Even further afield, Dr. Suresh Narine's CGX Energy Corp. (OYL) edged up six cents to $1.26 on 487,800 shares. It tried to impress investors today with an on-line presentation about its drill program in Guyana. The program is being conducted alongside joint venturer (and major shareholder) Frontera Energy Corp. (FEC: $8.78). The well that the two of them are drilling right now, known as the Kawa-1 exploration well on the Corentyne block, is their first well together.

For the most part, today's presentation was a rundown of geological models, hopes for the well's results and broader regional activity. CGX and Frontera spudded the well in August and have yet to reach their main targets. They continue to expect reaching total depth in December. Management emphasized that the well is in one "one of the hottest offshore exploration [regions] in the world" (located right next to the Stabroek block in Guyana, where Exxon has made nearly two dozen discoveries, and right across the border from block 58 in Suriname, where Apache and Total have made five discoveries). To CGX and Frontera, the Kawa-1 well is clearly "one of the most exciting exploration wells in the world and [a] potentially transformation value creation catalyst."

Despite the best efforts of CGX's management, it had minimal success at what may have been a side mission of the presentation: damage control. The stock spent the first half of this week plunging to $1.13 from $1.47, after a SEDI filing on Monday showed that CGX's chief financial officer recently sold nearly all of her shares. CFO Tralisa Maraj sold 85,000 shares at $1.50 last week and now has 5,718 shares left. She got a tidy profit of $100,300 out of the sale (having acquired the shares at 32 cents in 2019), but investors did not share in her enjoyment. Though insiders sell for all kinds of reasons, investors generally look askance at seeing such a senior executive sell most of her position in one go. Adding to the unease is the timing; not only is there a drill program in progress, but CGX is conducting a rights offering that does not expire until next Thursday, Oct. 28 (but apparently did not require an executive trading blackout). The expected dilution from the offering has also played a role in the stock's drop to $1.26 from $2.40 since mid-August.
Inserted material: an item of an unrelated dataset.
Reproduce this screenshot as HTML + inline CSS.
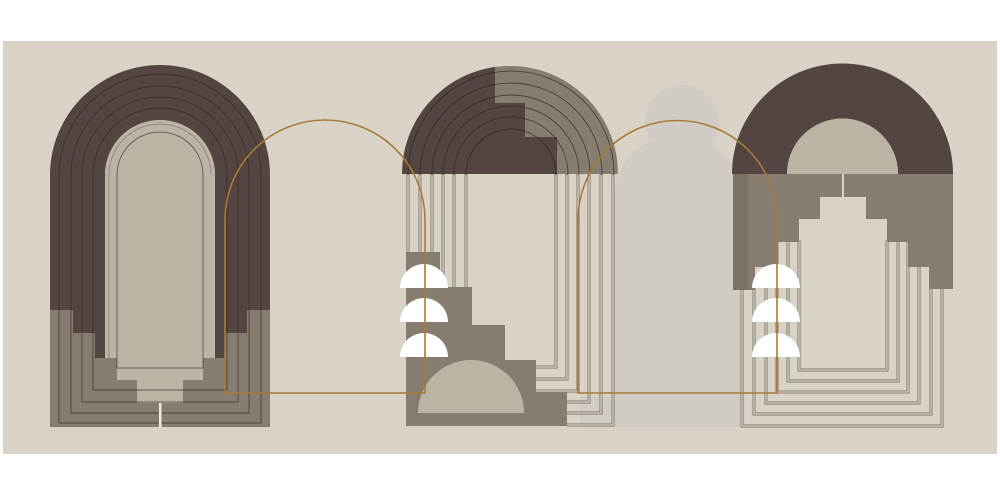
<!DOCTYPE html>
<html><head><meta charset="utf-8"><style>html,body{margin:0;padding:0;background:#fff}svg{display:block}</style></head>
<body>
<svg width="1000" height="500" viewBox="0 0 1000 500" xmlns="http://www.w3.org/2000/svg">
<rect x="0" y="0" width="1000" height="500" fill="#fff"/>
<rect x="3" y="41" width="994" height="413" fill="#d8d2c7"/>

<!-- ghost -->
<g fill="#d0ccc5">
<circle cx="682" cy="122" r="37"/>
<path d="M613,427 V200 A65,65 0 0 1 743,200 V427 Z"/>
<rect x="580" y="397" width="165" height="30"/>
</g>

<!-- ARCH 1 -->
<rect x="50" y="310" width="220" height="117" fill="#867d70"/>
<path d="M50,310 V175 A110,110 0 0 1 270,175 V310 H247 V333 H225 V358 H215 V175 A55,55 0 0 0 105,175 V358 H95 V333 H73 V310 Z" fill="#534542"/>
<path d="M105,358 V175 A55,55 0 0 1 215,175 V358 H203 V380 H183 V403 H137 V380 H117 V358 Z" fill="#bbb4a5"/>
<g fill="none" stroke="#2e2523" stroke-opacity="0.65" stroke-width="0.9">
<path d="M59,423 V175 A101,101 0 0 1 261,175 V423 Z"/>
<path d="M71,413 V175 A89,89 0 0 1 249,175 V413 Z"/>
<path d="M82,402 V175 A78,78 0 0 1 238,175 V402 Z"/>
<path d="M93,390 V175 A67,67 0 0 1 227,175 V390 Z"/>
<path d="M117,368 V175 A43,43 0 0 1 203,175 V368 Z"/>
<path d="M109,358 V175 A51,51 0 0 1 211,175" stroke-opacity="0.3"/>
</g>
<rect x="159" y="403" width="2.5" height="24" fill="#eee9df"/>

<!-- ARCH 2 -->
<path d="M402,174 A108,108 0 0 1 495,67 V103 H525 V137 H557 V174 Z" fill="#534542"/>
<path d="M495,67 A108,108 0 0 1 618,174 H557 V137 H525 V103 H495 Z" fill="#867d70"/>
<g fill="none" stroke="#2e2523" stroke-opacity="0.7" stroke-width="0.9">
<path d="M408,174 A103,103 0 0 1 614,174"/>
<path d="M420,174 A91,91 0 0 1 602,174"/>
<path d="M432,174 A79,79 0 0 1 590,174"/>
<path d="M443,174 A68,68 0 0 1 579,174"/>
<path d="M454,174 A57,57 0 0 1 568,174"/>
<path d="M466,174 A45,45 0 0 1 556,174"/>
</g>
<g fill="none" stroke="#7d7569" stroke-width="3">
<path d="M408,174 V252 M420,174 V252 M432,174 V252 M443,174 V287 M454,174 V287 M466,174 V287"/>
<path d="M556,174 V367 H536 M567,174 V379 H536 M578,174 V391 H536 M589,174 V402 H567 M601,174 V413 H567 M613,174 V425 H567"/>
</g>
<g fill="none" stroke="#d8d2c7" stroke-width="1.3">
<path d="M408,175 V252 M420,175 V252 M432,175 V252 M443,175 V287 M454,175 V287 M466,175 V287"/>
<path d="M556,175 V367 H536 M567,175 V379 H536 M578,175 V391 H536 M589,175 V402 H567 M601,175 V413 H567 M613,175 V425 H567"/>
</g>
<path d="M406,252 H440 V287 H472 V325 H505 V360 H536 V392 H567 V426 H406 Z" fill="#867d70"/>
<path d="M418,413 A53,53 0 0 1 524,413 Z" fill="#bbb4a5"/>

<!-- ARCH 3 -->
<path d="M732,174 A110,110 0 0 1 953,174 H898 A55,55 0 0 0 787,174 Z" fill="#534542"/>
<path d="M787,174 A55,55 0 0 1 898,174 Z" fill="#bbb4a5"/>
<g fill="none" stroke="#7d7569" stroke-width="3">
<path d="M799,240 V370 H887 V240"/>
<path d="M788,240 V381 H898 V240"/>
<path d="M777,240 V392 H908 V240"/>
<path d="M766,260 V403 H919 V260"/>
<path d="M754,280 V414 H931 V260"/>
<path d="M742,280 V426 H942 V280"/>
</g>
<g fill="none" stroke="#d8d2c7" stroke-width="1.3">
<path d="M799,240 V370 H887 V240"/>
<path d="M788,240 V381 H898 V240"/>
<path d="M777,240 V392 H908 V240"/>
<path d="M766,260 V403 H919 V260"/>
<path d="M754,280 V414 H931 V260"/>
<path d="M742,280 V426 H942 V280"/>
</g>
<path d="M733,174 H842 V197 H820 V219 H799 V242 H777 V267 H755 V290 H733 Z" fill="#867d70"/>
<path d="M844,174 H953 V289 H929 V267 H908 V242 H887 V219 H866 V197 H844 Z" fill="#867d70"/>
<rect x="733" y="174" width="15" height="116" fill="#7a7169"/>

<!-- white half discs -->
<g fill="#fff">
<path d="M400,288 A24,24 0 0 1 448,288 Z"/>
<path d="M400,322 A24,24 0 0 1 448,322 Z"/>
<path d="M400,357 A24,24 0 0 1 448,357 Z"/>
<path d="M752,288 A24,24 0 0 1 800,288 Z"/>
<path d="M752,322 A24,24 0 0 1 800,322 Z"/>
<path d="M752,357 A24,24 0 0 1 800,357 Z"/>
</g>

<!-- gold arches -->
<g fill="none" stroke="#a87a35" stroke-width="1.6">
<path d="M225,393 V220 A100,100 0 0 1 425,220 V393 Z"/>
<path d="M578,393 V220 A99.5,99.5 0 0 1 777,220 V393 Z"/>
</g>
</svg>
</body></html>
Another international junior had an interesting trading day. The Turkey- and Kazakhstan-focused Condor Petroleum Inc. (CPI) winged up 15 cents to 57 cents on 361,800 shares, its heaviest volume in over two years. It got as high as 74 cents in intraday trading. There was no news to explain the excitement; in fact Condor has not published news since August. Yet investors may be expecting an imminent and long-awaited update out of Uzbekistan.

Condor has been trying to enter Uzbekistan since November, 2019, when it signed a preliminary agreement to buy five producing gas fields. It wanted a fresh new promotion, having spent most of 2018 and 2019 growing increasingly frustrated in Kazakhstan. (Turkey is only somewhat less frustrating and majorly less promotable; Condor's current production there is less than 100 barrels of oil equivalent a day. The company's current assets in Kazakhstan are non-producing.) President and chief executive officer Don Streu picked Uzbekistan and declared himself "excited" about its "significant economic, legal, tax and social" benefits. As noted above, Condor signed a preliminary Uzbek agreement -- so preliminary that it did not disclose a price tag or production details -- in November, 2019. Nearly two years later, the agreement is still not finalized.

Condor has not been idle over this period. It recently submitted what it called a "detailed feasibility study and economic analysis" to the Uzbek government, talking up all the wonderful things it can do for the economy, the people and the environment once it is the owner of the five gas fields. Condor's Mr. Streu also worked on his political clout. Two months ago, the Kazakh government appointed him honorary consul of the Republic of Kazakhstan for Alberta

Such efforts may finally be paying off. Today, the New Europe website (the self-described "leading EU affairs newspaper") mentioned Condor in an article about Uzbekistan, noting that the country is trying hard to attract more foreign investment. The article said Condor has made plans to spend $1-billion operating gas fields in Uzbekistan's Bukhara province from 2021 to 2024. While the status of the proposed acquisition was not disclosed, some news may be leaking, based on today's jump in the stock. Uzbekistan will hold a federal election this Sunday, Oct. 24. With any luck, news for Condor's investors will follow shortly.